MIAMI (AP) — Elon Musk fought court cases on opposite coasts this week that could either speed his plan to put self-driving Teslas on the nation’s roads or throw up a major roadblock.
In Miami, a Tesla driver who has admitted he was wrong to reach for a dropped cellphone moments before a deadly accident, spoke of the danger of putting too much faith in Musk’s technology, in this case his Autopilot program.
“I trusted the technology too much,” said George McGee, who ran off the road and killed a woman who was stargazing with her boyfriend. “I believed that if the car saw something in front of it, it would provide a warning and apply the brakes.”
Regulators arguing an Oakland, Calif., case tried to pin exaggerated talk about the same Tesla technology at the center of a request to suspend the carmaker from being able to sell vehicles in the state.
Some of Musk’s statements have landed him in trouble with investors, regulators and courts before. Sales of his electric cars, meanwhile, have plunged and a hit to his safety reputation could threaten his next big project: rolling out driverless robotaxis — hundreds of thousands of them — in several cities by the end of next year.

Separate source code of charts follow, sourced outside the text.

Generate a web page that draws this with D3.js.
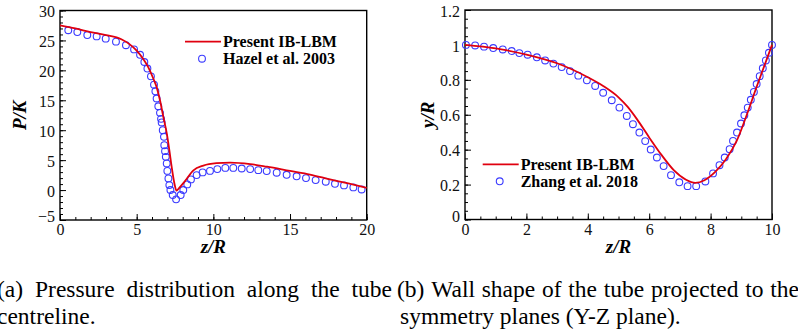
<!DOCTYPE html>
<html>
<head>
<meta charset="utf-8">
<script src="https://cdn.jsdelivr.net/npm/d3@7"></script>
<style>
  body { margin: 0; background: #fff; }
  svg { display: block; }
</style>
</head>
<body>
<svg id="fig" width="798" height="336" font-family="'Liberation Serif', 'Times New Roman', Times, serif"></svg>
<script>
// ---- data: (a) pressure along centreline ----
var presentZ_a = [0, 1, 2, 3, 4, 4.57, 5.0, 5.43, 5.76, 6.09, 6.3, 6.52, 6.74, 6.96, 7.13, 7.28, 7.46, 7.6, 7.75, 8.15, 8.7, 9.35, 10.2, 11.1, 12.4, 13.5, 15, 16.3, 17.6, 18.8, 20];
var presentP_a = [27.5, 27.0, 26.4, 25.9, 25.2, 24.3, 23.3, 21.9, 20.5, 18.6, 17.2, 15, 12.2, 9.5, 6.67, 3.9, 1.1, -0.1, 0.3, 1.5, 3.3, 4.1, 4.5, 4.6, 4.35, 3.9, 3.2, 2.6, 1.8, 1.1, 0.35];
var hazelZ = [0.54, 1.13, 1.78, 2.39, 2.98, 3.65, 4.3, 4.83, 5.22, 5.5, 5.7, 5.93, 6.13, 6.22, 6.3, 6.41, 6.52, 6.59, 6.63, 6.7, 6.78, 6.8, 6.85, 6.9, 6.96, 7.0, 7.07, 7.13, 7.2, 7.35, 7.57, 7.87, 8.04, 8.3, 8.54, 8.91, 9.3, 9.78, 10.26, 10.78, 11.3, 11.85, 12.4, 12.93, 13.48, 14.13, 14.78, 15.43, 16.04, 16.67, 17.33, 17.93, 18.52, 19.13, 19.67];
var hazelP = [26.7, 26.4, 25.9, 25.67, 25.3, 24.8, 24.2, 23.5, 22.6, 21.4, 20.3, 19.0, 17.6, 16.5, 15.3, 14.0, 12.9, 11.9, 11.3, 10.0, 8.9, 7.5, 6.5, 5.55, 4.45, 3.2, 1.95, 0.83, 0.0, -0.83, -1.55, -0.83, 0.0, 0.95, 1.78, 2.5, 2.95, 3.2, 3.5, 3.7, 3.7, 3.6, 3.5, 3.33, 3.17, 2.9, 2.55, 2.3, 2.0, 1.67, 1.4, 1.05, 0.78, 0.45, 0.1];

// ---- data: (b) wall shape ----
var presentZ_b = [0, 1, 2, 3, 4, 4.5, 5, 5.3, 5.6, 6, 6.4, 6.8, 7.2, 7.5, 7.8, 8.15, 8.5, 8.85, 9.2, 9.5, 9.75, 10];
var presentY_b = [1.0, 0.98, 0.945, 0.895, 0.815, 0.765, 0.70, 0.645, 0.575, 0.47, 0.37, 0.283, 0.228, 0.21, 0.225, 0.273, 0.345, 0.45, 0.61, 0.76, 0.88, 1.0];
var zhangZ = [0.03, 0.33, 0.62, 0.92, 1.23, 1.52, 1.77, 2.04, 2.34, 2.61, 2.88, 3.15, 3.42, 3.69, 3.97, 4.24, 4.5, 4.78, 5.03, 5.27, 5.47, 5.68, 5.87, 6.05, 6.25, 6.47, 6.71, 6.98, 7.25, 7.53, 7.83, 8.08, 8.29, 8.46, 8.62, 8.73, 8.86, 8.99, 9.1, 9.21, 9.31, 9.41, 9.5, 9.6, 9.7, 9.8, 9.9, 10.0];
var zhangY = [1.0, 0.997, 0.99, 0.982, 0.974, 0.965, 0.953, 0.944, 0.929, 0.911, 0.893, 0.873, 0.85, 0.824, 0.797, 0.765, 0.726, 0.683, 0.641, 0.593, 0.546, 0.498, 0.449, 0.401, 0.355, 0.306, 0.254, 0.213, 0.191, 0.191, 0.218, 0.264, 0.311, 0.355, 0.403, 0.45, 0.498, 0.55, 0.597, 0.641, 0.686, 0.731, 0.776, 0.821, 0.866, 0.911, 0.955, 1.0];

var svg = d3.select("#fig");
var serif = "'Liberation Serif', 'Times New Roman', Times, serif";
var red = "#e0000f", blue = "#3a3aff";

function panel(opt) {
    var x = d3.scaleLinear().domain(opt.xDomain).range([opt.left, opt.right]);
    var y = d3.scaleLinear().domain(opt.yDomain).range([opt.bottom, opt.top]);
    var g = svg.append("g");

    // minor ticks
    g.append("g")
    .attr("transform", "translate(0," + opt.bottom + ")")
    .call(d3.axisBottom(x).tickValues(d3.range(opt.xDomain[0], opt.xDomain[1] + 1e-9, opt.xMinor)).tickSize(-3).tickFormat(""))
    .call(s => s.select(".domain").remove());
    g.append("g")
    .attr("transform", "translate(" + opt.left + ",0)")
    .call(d3.axisLeft(y).tickValues(d3.range(opt.yDomain[0], opt.yDomain[1] + 1e-9, opt.yMinor)).tickSize(-3).tickFormat(""))
    .call(s => s.select(".domain").remove());

    // major ticks + labels
    var xa = g.append("g")
    .attr("transform", "translate(0," + opt.bottom + ")")
    .call(d3.axisBottom(x).tickValues(opt.xTicks).tickSize(-6).tickPadding(4).tickFormat(d3.format("~g")));
    xa.select(".domain").remove();
    xa.attr("font-family", serif).attr("font-size", 16);
    xa.selectAll("text").attr("fill", "#111");
    var ya = g.append("g")
    .attr("transform", "translate(" + opt.left + ",0)")
    .call(d3.axisLeft(y).tickValues(opt.yTicks).tickSize(-6).tickPadding(5).tickFormat(d3.format("~g")));
    ya.select(".domain").remove();
    ya.attr("font-family", serif).attr("font-size", 16);
    ya.selectAll("text").attr("fill", "#111").attr("dy", "0.38em")
    .filter(d => d === opt.yDomain[0]).attr("dy", "0.1em");
    g.selectAll(".tick line").attr("stroke", "#000").attr("stroke-width", 1);

    // frame
    g.append("rect")
    .attr("x", opt.left).attr("y", opt.top)
    .attr("width", opt.right - opt.left).attr("height", opt.bottom - opt.top)
    .attr("fill", "none").attr("stroke", "#000").attr("stroke-width", 1.4);

    // circles (reference data)
    g.append("g").selectAll("circle")
    .data(opt.cz.map((z, i) => [z, opt.cv[i]]))
    .enter().append("circle")
    .attr("cx", d => x(d[0])).attr("cy", d => y(d[1])).attr("r", 3.4)
    .attr("fill", "none").attr("stroke", blue).attr("stroke-width", 1.1);

    // present line
    g.append("path")
    .datum(opt.lz.map((z, i) => [z, opt.lv[i]]))
    .attr("d", d3.line().x(d => x(d[0])).y(d => y(d[1])).curve(d3.curveMonotoneX))
    .attr("fill", "none").attr("stroke", red).attr("stroke-width", 1.8);

    // axis titles
    g.append("text")
    .attr("x", (opt.left + opt.right) / 2).attr("y", 253)
    .attr("text-anchor", "middle").attr("font-size", 19)
    .attr("font-weight", "bold").attr("font-style", "italic")
    .text("z/R");
    g.append("text")
    .attr("transform", "translate(" + opt.yTitleX + "," + ((opt.top + opt.bottom) / 2) + ") rotate(-90)")
    .attr("text-anchor", "middle").attr("font-size", 19)
    .attr("font-weight", "bold").attr("font-style", "italic")
    .text(opt.yTitle);

    // legend
    var lg = g.append("g").attr("transform", "translate(" + opt.legX + "," + opt.legY + ")");
    lg.append("line").attr("x1", 0).attr("x2", 36).attr("y1", 0).attr("y2", 0)
    .attr("stroke", red).attr("stroke-width", 1.8);
    lg.append("circle").attr("cx", 17).attr("cy", 17).attr("r", 3.4)
    .attr("fill", "none").attr("stroke", blue).attr("stroke-width", 1.1);
    lg.append("text").attr("x", 38).attr("y", 5.5).attr("font-size", 16).attr("font-weight", "bold").text("Present IB-LBM");
    lg.append("text").attr("x", 38).attr("y", 22.5).attr("font-size", 16).attr("font-weight", "bold").text(opt.legName);
}

panel({
    left: 60, right: 366.7, top: 10.5, bottom: 220,
    xDomain: [0, 20], yDomain: [-5, 30],
    xTicks: [0, 5, 10, 15, 20], yTicks: [-5, 0, 5, 10, 15, 20, 25, 30],
    xMinor: 1, yMinor: 1,
    lz: presentZ_a, lv: presentP_a, cz: hazelZ, cv: hazelP,
    yTitle: "P/K", yTitleX: 26,
    legX: 185, legY: 41.7, legName: "Hazel et al. 2003"
});

panel({
    left: 465, right: 772, top: 10, bottom: 219.5,
    xDomain: [0, 10], yDomain: [0, 1.2],
    xTicks: [0, 2, 4, 6, 8, 10], yTicks: [0, 0.2, 0.4, 0.6, 0.8, 1, 1.2],
    xMinor: 0.5, yMinor: 0.05,
    lz: presentZ_b, lv: presentY_b, cz: zhangZ, cv: zhangY,
    yTitle: "y/R", yTitleX: 434,
    legX: 482.7, legY: 164.3, legName: "Zhang et al. 2018"
});

// captions (justified first lines)
function justified(words, x0, x1, yb) {
    var t = svg.append("g");
    var nodes = words.map(w => t.append("text").attr("y", yb).attr("font-size", 23.5).text(w));
    var widths = nodes.map(n => n.node().getComputedTextLength());
    var gap = (x1 - x0 - d3.sum(widths)) / (words.length - 1);
    var cx = x0;
    nodes.forEach((n, i) => { n.attr("x", cx); cx += widths[i] + gap; });
}
justified(["(a)", "Pressure", "distribution", "along", "the", "tube"], -3, 392, 297);
svg.append("text").attr("x", -3).attr("y", 324).attr("font-size", 23.5).text("centreline.");
justified(["(b)", "Wall", "shape", "of", "the", "tube", "projected", "to", "the"], 397, 799, 297);
svg.append("text").attr("x", 400).attr("y", 324).attr("font-size", 23.5).text("symmetry planes (Y-Z plane).");
</script>
</body>
</html>
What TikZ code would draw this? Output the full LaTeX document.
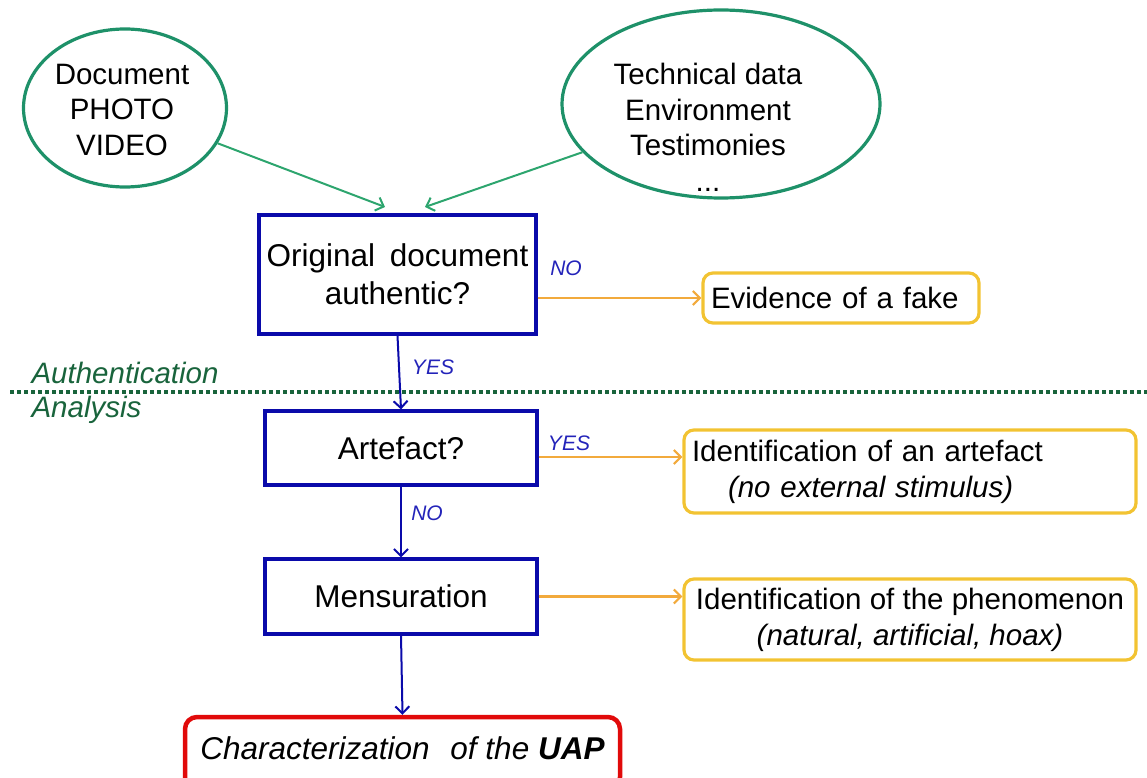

That Tesla has allowed the Miami case to proceed to trial is surprising. It has settled at least four deadly accidents involving Autopilot, including payments last week to a Florida family of a Tesla driver. That said, Tesla was victorious in two other jury cases, both in California, that also sought to lay blame on its technology for crashes.
Lawyers for the plaintiffs in the Miami case argue that Tesla’s driver-assistance feature, called Autopilot,
should have warned the driver and braked when his Model S sedan blew through flashing lights, a stop sign and a T-intersection at 62 mph in an April 2019 crash. Tesla said that drivers are warned not to rely on Autopilot, or its more advanced Full Self-Driving system. It says the fault entirely lies with the “distracted driver” just like so many other “accidents since cellphones were invented.”
In the California case, the state’s Department of Motor Vehicles is arguing before an administrative judge that Tesla has misled drivers by exaggerating the capabilities of its Autopilot and Full Self-Driving features. A court filing claims those feature names are misleading because they offer partial self-driving.
Musk has been warned by federal regulators to stop making public comments suggesting Full Self-Driving allows his cars to drive themselves because it could lead to overreliance on the system, resulting in possible crashes and deaths.
In 2023, the company had to recall 2.3 million vehicles for problems with the technology and is now under investigation for saying it fixed the issue though it’s unclear it has, according to regulatory documents.